Marco Aurelio abordó en sus 'Meditaciones' la guerra interior: “Solo eres un alma con un cadáver a cuestas”

En sus Remedios para la vida, Petrarca señala sin ambages el origen de la guerra civil: “Ningún disturbio público comienza espontáneamente; alimentado por quienes lo provocan, contagia y destruye una ciudad entera. Si me preguntas dónde están las raíces de tal agitación, las hallarás en los errores particulares de los ciudadanos. Te ruego que evites ser uno de los que, con obras o con palabras, encienden el fuego de la contienda civil”. Erasmo de Rotterdam parte de la misma premisa, pero propone una polémica praxis: “La guerra es la más peligrosa de todas las cosas, y solo puede emprenderse con el consentimiento de todo el pueblo. Es preciso erradicar las causas de la guerra en cuanto aparecen.
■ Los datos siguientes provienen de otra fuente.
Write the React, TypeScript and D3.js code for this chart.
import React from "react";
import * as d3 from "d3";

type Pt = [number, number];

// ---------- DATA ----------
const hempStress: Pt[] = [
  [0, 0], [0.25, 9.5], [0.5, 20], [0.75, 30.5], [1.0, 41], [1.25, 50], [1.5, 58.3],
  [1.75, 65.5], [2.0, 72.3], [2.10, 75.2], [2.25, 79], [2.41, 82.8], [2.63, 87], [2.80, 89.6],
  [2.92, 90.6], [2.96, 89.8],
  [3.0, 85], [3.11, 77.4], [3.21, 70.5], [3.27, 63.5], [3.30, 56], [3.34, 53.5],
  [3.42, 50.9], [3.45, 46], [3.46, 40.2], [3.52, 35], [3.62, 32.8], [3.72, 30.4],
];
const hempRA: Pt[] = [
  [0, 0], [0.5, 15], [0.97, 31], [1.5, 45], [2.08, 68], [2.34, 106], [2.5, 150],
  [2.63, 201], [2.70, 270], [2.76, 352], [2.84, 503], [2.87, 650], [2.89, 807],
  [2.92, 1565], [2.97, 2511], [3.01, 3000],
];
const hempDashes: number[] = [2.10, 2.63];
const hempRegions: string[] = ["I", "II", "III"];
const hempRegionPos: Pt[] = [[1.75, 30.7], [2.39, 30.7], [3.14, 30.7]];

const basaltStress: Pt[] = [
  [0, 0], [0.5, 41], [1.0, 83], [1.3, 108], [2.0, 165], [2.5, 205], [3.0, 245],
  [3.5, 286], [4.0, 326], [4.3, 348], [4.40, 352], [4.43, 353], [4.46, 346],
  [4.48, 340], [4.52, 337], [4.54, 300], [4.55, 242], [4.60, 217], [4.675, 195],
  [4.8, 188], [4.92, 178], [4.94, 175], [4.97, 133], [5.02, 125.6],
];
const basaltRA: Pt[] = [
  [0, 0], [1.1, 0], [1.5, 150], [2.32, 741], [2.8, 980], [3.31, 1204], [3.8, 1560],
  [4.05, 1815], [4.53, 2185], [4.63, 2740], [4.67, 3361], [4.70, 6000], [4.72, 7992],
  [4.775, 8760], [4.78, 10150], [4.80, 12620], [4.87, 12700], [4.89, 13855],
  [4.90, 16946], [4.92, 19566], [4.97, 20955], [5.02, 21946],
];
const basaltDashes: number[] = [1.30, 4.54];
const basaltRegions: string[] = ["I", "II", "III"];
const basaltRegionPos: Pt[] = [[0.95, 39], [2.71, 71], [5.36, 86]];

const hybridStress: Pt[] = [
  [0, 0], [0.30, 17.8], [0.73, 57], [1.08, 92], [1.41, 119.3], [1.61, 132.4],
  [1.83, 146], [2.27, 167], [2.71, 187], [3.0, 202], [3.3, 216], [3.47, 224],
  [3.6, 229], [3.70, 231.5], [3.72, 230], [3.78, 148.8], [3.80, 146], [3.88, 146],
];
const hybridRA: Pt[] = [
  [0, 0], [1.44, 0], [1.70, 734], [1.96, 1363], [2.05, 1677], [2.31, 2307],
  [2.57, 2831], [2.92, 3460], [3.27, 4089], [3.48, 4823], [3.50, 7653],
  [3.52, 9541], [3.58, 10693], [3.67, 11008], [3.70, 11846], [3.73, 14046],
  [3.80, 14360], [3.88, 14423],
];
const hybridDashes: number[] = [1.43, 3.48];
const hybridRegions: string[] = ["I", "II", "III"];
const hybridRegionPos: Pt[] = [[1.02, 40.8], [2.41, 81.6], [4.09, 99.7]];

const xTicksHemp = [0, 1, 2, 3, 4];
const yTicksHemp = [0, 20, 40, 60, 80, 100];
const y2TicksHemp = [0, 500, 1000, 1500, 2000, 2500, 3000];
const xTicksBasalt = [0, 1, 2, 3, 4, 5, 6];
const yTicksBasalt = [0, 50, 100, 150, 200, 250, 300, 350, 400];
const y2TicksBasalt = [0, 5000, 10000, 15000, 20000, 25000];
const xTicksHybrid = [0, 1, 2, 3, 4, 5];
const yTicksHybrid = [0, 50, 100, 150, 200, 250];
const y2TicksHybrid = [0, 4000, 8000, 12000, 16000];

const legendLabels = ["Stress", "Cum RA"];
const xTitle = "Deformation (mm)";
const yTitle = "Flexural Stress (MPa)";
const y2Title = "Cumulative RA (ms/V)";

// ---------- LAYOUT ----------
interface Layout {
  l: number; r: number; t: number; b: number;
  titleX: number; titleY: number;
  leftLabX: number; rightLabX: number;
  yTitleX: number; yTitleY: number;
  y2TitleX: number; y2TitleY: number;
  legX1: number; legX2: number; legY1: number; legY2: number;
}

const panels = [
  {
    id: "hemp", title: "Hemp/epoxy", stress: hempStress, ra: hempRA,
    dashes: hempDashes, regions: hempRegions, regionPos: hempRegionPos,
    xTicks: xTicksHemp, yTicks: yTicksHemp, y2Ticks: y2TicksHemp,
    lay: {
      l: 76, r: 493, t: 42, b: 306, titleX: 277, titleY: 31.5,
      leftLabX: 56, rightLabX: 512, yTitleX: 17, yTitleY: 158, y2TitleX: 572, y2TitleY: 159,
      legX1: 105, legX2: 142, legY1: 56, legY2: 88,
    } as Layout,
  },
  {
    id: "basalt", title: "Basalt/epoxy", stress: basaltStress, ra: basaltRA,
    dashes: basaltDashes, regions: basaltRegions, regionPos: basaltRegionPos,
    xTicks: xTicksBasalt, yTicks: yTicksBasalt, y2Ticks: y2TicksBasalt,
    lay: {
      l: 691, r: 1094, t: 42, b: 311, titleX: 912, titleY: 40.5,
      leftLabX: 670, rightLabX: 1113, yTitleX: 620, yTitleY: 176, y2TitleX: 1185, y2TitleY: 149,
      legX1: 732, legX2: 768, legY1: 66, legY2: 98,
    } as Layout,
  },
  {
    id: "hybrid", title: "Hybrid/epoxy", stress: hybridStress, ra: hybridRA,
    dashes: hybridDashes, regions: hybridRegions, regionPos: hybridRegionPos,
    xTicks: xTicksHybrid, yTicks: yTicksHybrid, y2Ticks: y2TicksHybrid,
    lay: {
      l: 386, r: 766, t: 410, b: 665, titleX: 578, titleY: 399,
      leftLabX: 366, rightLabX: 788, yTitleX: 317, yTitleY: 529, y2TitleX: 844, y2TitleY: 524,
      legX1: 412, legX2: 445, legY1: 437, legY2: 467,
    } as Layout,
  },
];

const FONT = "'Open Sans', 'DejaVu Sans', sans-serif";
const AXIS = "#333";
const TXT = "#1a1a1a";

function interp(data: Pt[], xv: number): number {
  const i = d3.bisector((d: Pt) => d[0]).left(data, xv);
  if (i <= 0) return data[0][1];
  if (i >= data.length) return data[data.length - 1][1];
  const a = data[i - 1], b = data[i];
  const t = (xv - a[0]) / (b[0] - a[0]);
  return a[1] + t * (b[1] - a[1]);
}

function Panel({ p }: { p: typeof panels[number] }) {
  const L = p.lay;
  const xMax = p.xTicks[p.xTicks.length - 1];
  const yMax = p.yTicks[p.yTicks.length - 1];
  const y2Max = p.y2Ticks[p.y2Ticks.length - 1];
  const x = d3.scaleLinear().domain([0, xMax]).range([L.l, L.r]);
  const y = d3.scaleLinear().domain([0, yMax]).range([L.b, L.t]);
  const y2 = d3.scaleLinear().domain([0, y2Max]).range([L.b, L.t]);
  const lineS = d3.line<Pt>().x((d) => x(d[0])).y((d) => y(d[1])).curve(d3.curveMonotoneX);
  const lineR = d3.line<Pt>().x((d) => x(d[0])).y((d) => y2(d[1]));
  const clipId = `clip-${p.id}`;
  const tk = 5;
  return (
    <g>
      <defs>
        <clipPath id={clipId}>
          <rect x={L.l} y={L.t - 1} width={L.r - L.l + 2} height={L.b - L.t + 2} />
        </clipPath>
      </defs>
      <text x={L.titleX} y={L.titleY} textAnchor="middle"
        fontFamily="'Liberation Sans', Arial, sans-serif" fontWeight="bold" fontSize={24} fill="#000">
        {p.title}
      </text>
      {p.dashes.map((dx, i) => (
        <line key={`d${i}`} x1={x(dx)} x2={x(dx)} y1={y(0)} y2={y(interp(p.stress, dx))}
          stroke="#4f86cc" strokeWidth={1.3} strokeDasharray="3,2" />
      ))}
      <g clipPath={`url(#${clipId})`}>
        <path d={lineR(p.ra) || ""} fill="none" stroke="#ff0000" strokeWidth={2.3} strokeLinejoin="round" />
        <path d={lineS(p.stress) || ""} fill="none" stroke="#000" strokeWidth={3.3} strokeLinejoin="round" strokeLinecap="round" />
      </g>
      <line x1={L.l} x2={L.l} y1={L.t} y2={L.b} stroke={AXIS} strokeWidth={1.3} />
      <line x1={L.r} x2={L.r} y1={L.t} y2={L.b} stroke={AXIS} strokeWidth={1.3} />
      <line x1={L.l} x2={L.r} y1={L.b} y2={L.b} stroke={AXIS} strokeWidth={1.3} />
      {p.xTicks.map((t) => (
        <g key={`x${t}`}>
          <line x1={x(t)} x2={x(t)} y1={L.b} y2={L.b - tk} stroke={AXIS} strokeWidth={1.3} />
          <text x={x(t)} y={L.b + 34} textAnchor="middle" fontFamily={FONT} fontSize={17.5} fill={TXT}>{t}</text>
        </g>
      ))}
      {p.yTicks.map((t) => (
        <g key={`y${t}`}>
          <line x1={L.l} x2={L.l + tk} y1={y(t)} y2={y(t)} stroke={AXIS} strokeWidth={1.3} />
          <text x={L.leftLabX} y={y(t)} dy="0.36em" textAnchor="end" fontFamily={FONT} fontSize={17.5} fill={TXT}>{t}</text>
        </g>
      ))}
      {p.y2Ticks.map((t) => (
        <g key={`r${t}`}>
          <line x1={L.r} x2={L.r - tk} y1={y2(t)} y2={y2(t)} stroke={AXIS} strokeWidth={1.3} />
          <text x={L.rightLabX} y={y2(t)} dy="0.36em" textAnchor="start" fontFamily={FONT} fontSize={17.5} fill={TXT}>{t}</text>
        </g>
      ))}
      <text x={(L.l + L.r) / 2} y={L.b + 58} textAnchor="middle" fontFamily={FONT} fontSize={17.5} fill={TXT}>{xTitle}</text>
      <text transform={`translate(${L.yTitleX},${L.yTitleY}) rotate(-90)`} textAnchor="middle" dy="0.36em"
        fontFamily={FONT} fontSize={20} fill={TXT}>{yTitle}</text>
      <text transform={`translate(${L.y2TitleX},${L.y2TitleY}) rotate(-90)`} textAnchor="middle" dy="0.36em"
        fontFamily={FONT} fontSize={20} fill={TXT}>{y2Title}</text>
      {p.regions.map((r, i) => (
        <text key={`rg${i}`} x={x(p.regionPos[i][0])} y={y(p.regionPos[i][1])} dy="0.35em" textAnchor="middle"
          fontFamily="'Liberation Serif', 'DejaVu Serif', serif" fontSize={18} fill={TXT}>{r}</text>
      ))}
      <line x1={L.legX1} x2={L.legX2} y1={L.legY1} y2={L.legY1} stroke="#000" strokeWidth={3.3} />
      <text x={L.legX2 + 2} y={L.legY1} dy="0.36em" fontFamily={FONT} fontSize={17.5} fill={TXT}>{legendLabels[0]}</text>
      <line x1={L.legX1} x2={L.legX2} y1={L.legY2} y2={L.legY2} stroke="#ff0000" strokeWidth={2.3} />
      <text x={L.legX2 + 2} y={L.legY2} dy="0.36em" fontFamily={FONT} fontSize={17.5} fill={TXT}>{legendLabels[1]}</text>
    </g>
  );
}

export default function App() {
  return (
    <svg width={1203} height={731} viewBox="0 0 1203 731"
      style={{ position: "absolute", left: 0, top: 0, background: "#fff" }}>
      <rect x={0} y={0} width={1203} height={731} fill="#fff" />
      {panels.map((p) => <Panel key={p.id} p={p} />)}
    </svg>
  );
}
Para ello será necesario pasar por alto ciertas cosas: la indulgencia invitará a los demás a ser indulgentes”. Montaigne encuentra en Julio César un ejemplo de magnanimidad en la contienda, signo de una posible guerra humana: “Las ciudades que había conquistado a la fuerza, las dejaba libres de seguir el partido que prefirieran, sin dejarles otra guarnición que el recuerdo su benignidad y clemencia”.

La cruzada como guerra justa atraviesa la Jerusalén liberada de Torquato Tasso, donde el caballero Rinaldo desprecia así las armas no empleadas: “Armas infaustas y vergonzosas, / que abandonasteis secas la batalla, / aquí os dejo: quedad aquí sepultas, / porque no habéis vengado las injurias”. En la novela de Cervantes, don Quijote entiende la guerra como medio para alcanzar la paz: “Es el fin y paradero de las letras […] entender y hacer que las buenas leyes se guarden. Fin por cierto generoso y alto y digno de grande alabanza, pero no de tanta como merece aquel a que las armas atienden, las cuales tienen por objeto y fin la paz, que es el mayor bien que los hombres pueden desear en esta vida”. Para Shakespeare, en cambio, la guerra se caracteriza por la destrucción que procura: cuando en Enrique V el Coro prefigura la presencia del “belicoso” rey en escena, lo presenta “caracterizado de Marte, y atraillados a sus pies, como perros, el hambre, el hierro y el fuego esperando sus órdenes”. Hoy, todavía.